My response to various points raised by is as follows:
[Q]
1. Should the DFL Ltd. (UK) put VAT on when it will be sold to Germany?

[A]
If you're sending goods to someone who is genuinely registered for VAT in the destination EU country, you can zero-rate the supply for VAT purposes. There are certain conditions that have to be met. You can only zero-rate these supplies when all these conditions are met:
- the goods are sent out of the UK to somewhere in another EU country
- whoever you're sending them to is genuinely registered for VAT in another EU country
- you get their VAT registration number - including the two letter country code - and show it on your sales invoice-
-you've got paperwork showing that the goods have gone out of the UK - 'evidence of removal'
- you dispatch the goods and get evidence of removal within a set time - which is normally three months

More information on VAT on sales to someone who is VAT registered in another year can be found here
http://www.hmrc.gov.uk/VAT/managing/international/exports/goods.htm#1

[Q]
2. Should the DFL Ltd. (UK) pay tax after this to the UK?

[A]
DFL Ltd (UK) would pay corporation tax on profits chargeable to CT. If there is no profit when you prepare the company's annual accounts then there is no CT payable.

[Q]
3. Should any of these companies pay tax / VAT at all in Lithuania, Germany or in the UK?

[A]
I can only answer question pertaining to UK taxation.
The process of importing goods from within the EU is called acquisitions rather than imports. You pay VAT (acquisition tax) at the same rate as the VAT would be if you had bought the goods in the UK. You reclaim the VAT (acquisition tax) in the same way as you would as if they would have been bought in the UK.
This notional VAT is shown both as output and input resulting in nil effect.

There would be no other tax on purchases.

[Q]
4. If yes, who and what?

[A]
It is covered within 3 above.

[Q]
5. If not, or not all of them, who should pay any tax or vat and where?

[A]
I can only advise on VAT taxation. You may wish to check with authorities in Germany and Lithuania about local taxation implications.
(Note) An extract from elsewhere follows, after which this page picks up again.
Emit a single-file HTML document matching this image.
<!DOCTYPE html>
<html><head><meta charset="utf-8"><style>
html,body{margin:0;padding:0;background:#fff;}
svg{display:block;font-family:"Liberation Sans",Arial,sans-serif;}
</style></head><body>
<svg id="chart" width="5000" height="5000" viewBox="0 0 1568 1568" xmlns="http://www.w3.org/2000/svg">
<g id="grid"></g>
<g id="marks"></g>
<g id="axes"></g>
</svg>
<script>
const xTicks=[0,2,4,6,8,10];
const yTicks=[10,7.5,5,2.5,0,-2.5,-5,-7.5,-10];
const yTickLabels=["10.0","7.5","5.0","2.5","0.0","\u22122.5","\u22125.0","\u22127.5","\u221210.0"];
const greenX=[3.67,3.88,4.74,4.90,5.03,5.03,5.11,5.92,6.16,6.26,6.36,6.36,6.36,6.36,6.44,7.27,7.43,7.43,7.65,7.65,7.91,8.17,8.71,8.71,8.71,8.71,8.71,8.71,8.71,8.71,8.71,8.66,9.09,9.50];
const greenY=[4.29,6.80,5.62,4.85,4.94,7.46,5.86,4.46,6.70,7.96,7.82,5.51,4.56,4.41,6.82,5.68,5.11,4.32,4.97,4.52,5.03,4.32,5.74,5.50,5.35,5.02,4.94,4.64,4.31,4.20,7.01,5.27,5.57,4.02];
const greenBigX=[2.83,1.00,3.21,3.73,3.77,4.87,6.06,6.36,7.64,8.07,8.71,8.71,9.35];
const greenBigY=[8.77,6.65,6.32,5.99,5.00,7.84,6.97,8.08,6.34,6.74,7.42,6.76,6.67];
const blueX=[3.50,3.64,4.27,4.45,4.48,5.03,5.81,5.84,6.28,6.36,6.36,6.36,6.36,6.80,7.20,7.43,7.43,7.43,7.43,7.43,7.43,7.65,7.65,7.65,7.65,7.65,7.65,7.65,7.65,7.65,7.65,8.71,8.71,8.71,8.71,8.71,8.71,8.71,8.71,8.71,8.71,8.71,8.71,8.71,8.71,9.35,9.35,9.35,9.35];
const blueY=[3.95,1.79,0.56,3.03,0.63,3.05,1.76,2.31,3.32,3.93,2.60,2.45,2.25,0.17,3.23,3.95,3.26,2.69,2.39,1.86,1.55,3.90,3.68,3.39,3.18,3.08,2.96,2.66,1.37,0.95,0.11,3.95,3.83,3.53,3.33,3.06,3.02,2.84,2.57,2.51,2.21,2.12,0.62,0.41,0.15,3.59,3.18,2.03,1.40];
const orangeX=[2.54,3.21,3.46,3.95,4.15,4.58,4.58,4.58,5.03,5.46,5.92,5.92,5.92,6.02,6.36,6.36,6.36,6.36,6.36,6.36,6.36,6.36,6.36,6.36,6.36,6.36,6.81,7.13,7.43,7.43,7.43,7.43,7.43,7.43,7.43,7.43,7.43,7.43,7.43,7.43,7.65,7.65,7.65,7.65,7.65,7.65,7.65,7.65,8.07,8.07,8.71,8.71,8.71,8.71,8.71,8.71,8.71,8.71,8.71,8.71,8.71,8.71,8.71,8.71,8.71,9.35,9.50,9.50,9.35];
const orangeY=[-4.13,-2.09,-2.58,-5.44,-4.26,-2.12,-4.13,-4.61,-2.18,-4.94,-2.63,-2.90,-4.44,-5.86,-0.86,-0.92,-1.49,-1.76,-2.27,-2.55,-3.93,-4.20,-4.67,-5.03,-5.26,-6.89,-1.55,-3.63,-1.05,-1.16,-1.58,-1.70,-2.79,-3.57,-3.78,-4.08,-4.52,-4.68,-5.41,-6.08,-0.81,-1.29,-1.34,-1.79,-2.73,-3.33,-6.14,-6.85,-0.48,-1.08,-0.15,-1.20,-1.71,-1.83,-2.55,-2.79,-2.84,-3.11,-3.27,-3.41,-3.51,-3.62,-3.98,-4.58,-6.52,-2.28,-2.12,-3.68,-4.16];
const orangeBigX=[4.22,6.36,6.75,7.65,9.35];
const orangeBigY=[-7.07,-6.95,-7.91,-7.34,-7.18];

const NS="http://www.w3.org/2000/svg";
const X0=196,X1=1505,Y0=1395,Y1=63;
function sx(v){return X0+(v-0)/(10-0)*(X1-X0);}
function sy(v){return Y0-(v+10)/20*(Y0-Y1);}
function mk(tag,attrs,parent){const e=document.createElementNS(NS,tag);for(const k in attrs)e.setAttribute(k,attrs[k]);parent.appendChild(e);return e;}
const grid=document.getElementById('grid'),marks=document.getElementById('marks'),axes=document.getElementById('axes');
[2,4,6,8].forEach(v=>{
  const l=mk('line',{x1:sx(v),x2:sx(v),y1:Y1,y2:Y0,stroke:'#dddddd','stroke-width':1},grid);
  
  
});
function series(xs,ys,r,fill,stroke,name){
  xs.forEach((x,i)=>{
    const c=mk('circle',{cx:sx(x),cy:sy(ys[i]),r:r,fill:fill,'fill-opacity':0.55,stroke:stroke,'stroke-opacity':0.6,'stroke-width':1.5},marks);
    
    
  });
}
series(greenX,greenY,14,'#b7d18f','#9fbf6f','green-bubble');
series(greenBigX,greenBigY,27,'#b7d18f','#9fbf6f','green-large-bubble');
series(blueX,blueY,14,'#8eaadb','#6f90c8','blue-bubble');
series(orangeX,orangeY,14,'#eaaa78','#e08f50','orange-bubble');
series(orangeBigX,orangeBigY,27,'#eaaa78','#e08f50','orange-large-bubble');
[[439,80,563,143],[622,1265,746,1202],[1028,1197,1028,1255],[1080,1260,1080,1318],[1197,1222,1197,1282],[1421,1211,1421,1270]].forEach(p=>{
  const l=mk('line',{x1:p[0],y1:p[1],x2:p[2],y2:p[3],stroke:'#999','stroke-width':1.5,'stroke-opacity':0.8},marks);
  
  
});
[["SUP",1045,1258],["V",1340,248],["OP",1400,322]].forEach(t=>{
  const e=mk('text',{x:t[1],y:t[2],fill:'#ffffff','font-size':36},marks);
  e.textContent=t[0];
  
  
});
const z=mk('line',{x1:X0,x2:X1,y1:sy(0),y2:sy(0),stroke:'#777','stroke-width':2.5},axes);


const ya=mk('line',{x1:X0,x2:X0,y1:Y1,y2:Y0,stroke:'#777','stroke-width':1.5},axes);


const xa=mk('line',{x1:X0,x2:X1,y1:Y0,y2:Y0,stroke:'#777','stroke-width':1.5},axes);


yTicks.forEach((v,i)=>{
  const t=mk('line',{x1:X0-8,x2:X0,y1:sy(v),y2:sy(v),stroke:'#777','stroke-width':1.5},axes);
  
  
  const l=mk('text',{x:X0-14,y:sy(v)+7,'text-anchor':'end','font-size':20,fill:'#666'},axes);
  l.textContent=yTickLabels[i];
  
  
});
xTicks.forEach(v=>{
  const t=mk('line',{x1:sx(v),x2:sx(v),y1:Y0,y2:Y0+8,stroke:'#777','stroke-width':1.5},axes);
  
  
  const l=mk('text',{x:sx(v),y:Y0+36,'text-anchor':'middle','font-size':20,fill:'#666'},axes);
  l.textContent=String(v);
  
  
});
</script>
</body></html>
In the UK, you would pay VAT on sales to customers within the UK.
You would pay CT on profits made by the UK company.

[Q]
6. Will be the UK based DFL Ltd. being checked more seriously by Taxman or HMRC because the company didn't make any business in the last 2 years, and the first invoice would be now around €500.000?

 

[A]

If the company has not traded in previous 2 years and you have filed Dormant Company accounts with Companies House for those periods, there is no reason why HMRC should check these accounts more seriously. If on the other hand they have information to suggest otherwise, then it is likely they may check the accounts.